Alberto Ventafridda
Written on

saving my git email from spam

Some weeks ago, I received spam messages from what I believe were people scraping github repositories for emails.
Before that event I never gave too much tought to the email I was using in my commits, but in retrospect it’s obvious that in a public repository the email used to create a commit will be publicly visible.

Every time you create a commit, the email you set in the git configuration will be used for the commit description. You can see these emails by navigating into a local repository and running the command git show.

In fact, it’s even easier than that.
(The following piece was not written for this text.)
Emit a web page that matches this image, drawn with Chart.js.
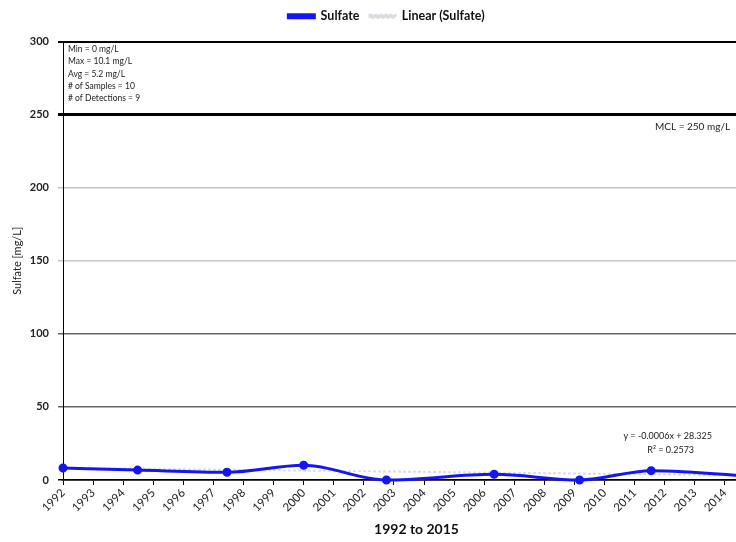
<!DOCTYPE html>
<html>
<head>
<meta charset="utf-8">
<script src="https://cdn.jsdelivr.net/npm/chart.js@4.4.1/dist/chart.umd.min.js"></script>
<style>
    html, body { margin: 0; padding: 0; background: #fff; overflow: hidden; }
    #wrap { width: 776px; height: 542px; }
</style>
</head>
<body>
<div id="wrap"><canvas id="sulfateChart"></canvas></div>
<script>
// =========================
// Data
// =========================

const sampleYears = [1992.0, 1994.48, 1997.45, 2000.0, 2002.75, 2006.33, 2009.17, 2011.55, 2015.3];
const sulfateValues = [8.2, 6.8, 5.3, 10.1, 0, 3.9, 0, 6.4, 2.0];

// linear trend end points
const trendYears = [1992.0, 2015.5];
const trendValues = [8.2, 3.0];

const xTickYears = [1992, 1993, 1994, 1995, 1996, 1997, 1998, 1999, 2000, 2001, 2002, 2003,
    2004, 2005, 2006, 2007, 2008, 2009, 2010, 2011, 2012, 2013, 2014];
const yTicks = [0, 50, 100, 150, 200, 250, 300];
const mclValue = 250;

const statsLines = [
    'Min = 0 mg/L',
    'Max = 10.1 mg/L',
    'Avg = 5.2 mg/L',
    '# of Samples = 10',
    '# of Detections = 9'
];
const equationLines = ['y = -0.0006x + 28.325', 'R\u00b2 = 0.2573'];
const mclLabel = 'MCL = 250 mg/L';


// =========================
// Text annotations
// =========================

const notesPlugin = {
    id: 'notes',
    beforeInit(chart) {
        // extra room under the legend
        const fit = chart.legend.fit;
        chart.legend.fit = function () {
            fit.bind(this)();
            this.height += 9;
        };
    },
    afterDatasetsDraw(chart) {
        const ctx = chart.ctx;
        const x = chart.scales.x;
        const y = chart.scales.y;
        const area = chart.chartArea;
        ctx.save();
        ctx.fillStyle = '#222';
        ctx.textBaseline = 'middle';

        // stats box
        ctx.font = '8.5px Lato';
        ctx.textAlign = 'left';
        statsLines.forEach((t, i) => {
            ctx.fillText(t, area.left + 5, area.top + 8 + i * 12.2);
        });

        // MCL label
        ctx.font = '10px Lato';
        ctx.fillText(mclLabel, 655, y.getPixelForValue(mclValue) + 12);

        // trend equation
        ctx.font = '9px Lato';
        ctx.textAlign = 'center';
        ctx.fillText(equationLines[0], x.getPixelForValue(2012.1), y.getPixelForValue(30));
        ctx.fillText(equationLines[1], x.getPixelForValue(2012.2), y.getPixelForValue(20.5));
        ctx.restore();
    }
};


// =========================
// Sulfate Chart
// =========================

const gridColor = (v) => {
    if (v === 300 || v === 250 || v === 0) return '#000';
    if (v === 50 || v === 100) return '#666';
    return '#c4c4c4';
};

const sulfateCtx = document.getElementById('sulfateChart');

new Chart(sulfateCtx, {
    type: 'line',
    data: {
        datasets: [{
            label: 'Sulfate',
            data: sampleYears.map((yr, i) => ({ x: yr, y: sulfateValues[i] })),
            borderColor: '#1414f5',
            backgroundColor: '#1414f5',
            borderWidth: 3,
            pointRadius: 3,
            pointHoverRadius: 3,
            cubicInterpolationMode: 'monotone',
            clip: 8
        }, {
            label: 'Linear (Sulfate)',
            data: trendYears.map((yr, i) => ({ x: yr, y: trendValues[i] })),
            borderColor: '#dcdce8',
            backgroundColor: '#dcdcdc',
            borderWidth: 2,
            borderDash: [3, 2],
            pointRadius: 0
        }]
    },
    options: {
        responsive: true,
        maintainAspectRatio: false,
        animation: false,
        layout: {
            padding: { left: 0, right: 3, top: 0, bottom: 2 }
        },
        plugins: {
            legend: {
                position: 'top',
                labels: {
                    boxWidth: 26,
                    boxHeight: 3,
                    padding: 10,
                    color: '#111',
                    font: { family: 'Lato', size: 12.5, weight: 'bold' }
                }
            },
            tooltip: { enabled: false }
        },
        scales: {
            x: {
                type: 'linear',
                min: 1992,
                max: 2015.5,
                afterFit: (s) => { s.height = 60; },
                afterBuildTicks: (s) => {
                    s.ticks = xTickYears.map((v) => ({ value: v }));
                },
                border: { color: '#000', width: 1.5 },
                grid: {
                    drawOnChartArea: false,
                    drawTicks: true,
                    tickLength: 5,
                    color: '#000'
                },
                ticks: {
                    autoSkip: false,
                    minRotation: 45,
                    maxRotation: 45,
                    padding: 1,
                    color: '#222',
                    font: { family: 'Lato', size: 11.5 },
                    callback: (v) => String(v)
                },
                title: {
                    display: true,
                    text: '1992 to 2015',
                    color: '#111',
                    padding: { top: 0, bottom: 2 },
                    font: { family: 'Lato', size: 14, weight: 'bold' }
                }
            },
            y: {
                min: 0,
                max: 300,
                afterFit: (s) => { s.width = 63; },
                afterBuildTicks: (s) => {
                    s.ticks = yTicks.map((v) => ({ value: v }));
                },
                border: { color: '#000', width: 1 },
                grid: {
                    color: (c) => gridColor(c.tick.value),
                    lineWidth: (c) => (c.tick.value === 250 ? 3 : c.tick.value === 300 ? 2 : 1.5),
                    tickLength: 5
                },
                ticks: {
                    padding: 9,
                    color: '#222',
                    font: { family: 'Lato', size: 11, weight: 'bold' }
                },
                title: {
                    display: true,
                    text: 'Sulfate [mg/L]',
                    color: '#222',
                    padding: { top: 11, bottom: 0 },
                    font: { family: 'Lato', size: 11 }
                }
            }
        }
    },
    plugins: [notesPlugin]
});
</script>
</body>
</html>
If you are a scammer scraping github repositories for emails, you don’t have to clone the whole repository: just add .patch to a commit url to see the full patch info, which includes the commit email. for example this commit from a github mirror of the linux repository contains the following header:

From c3f38fa61af77b49866b006939479069cd451173 Mon Sep 17 00:00:00 2001
From: Linus Torvalds <torvalds@linux-foundation.org>
Date: Sun, 2 Jun 2024 15:44:56 -0700
Subject: [PATCH] Linux 6.10-rc2

---
 ...

the wrong solution

My initial solution was to change the email in my public repositories with a fake one:

git config user.email fake.email@noreply.halb.it

This worked fine, until one day I realized the terrible mistake i had done: commits created with an email address that is not associated to my github account will not show up in the contribution graph. With this solutions all my green squares were missing!

github email aliases

Github has a cool option that replaces your private email with a noreply github email, which looks like this: 14497532+username@users.noreply.github.com. You just have to enable “keep my email address private” in the email settings. You can read the details in the github guide for setting your email privacy.

With this solution your email will remain private without loosing precious green squares in the contribution graph.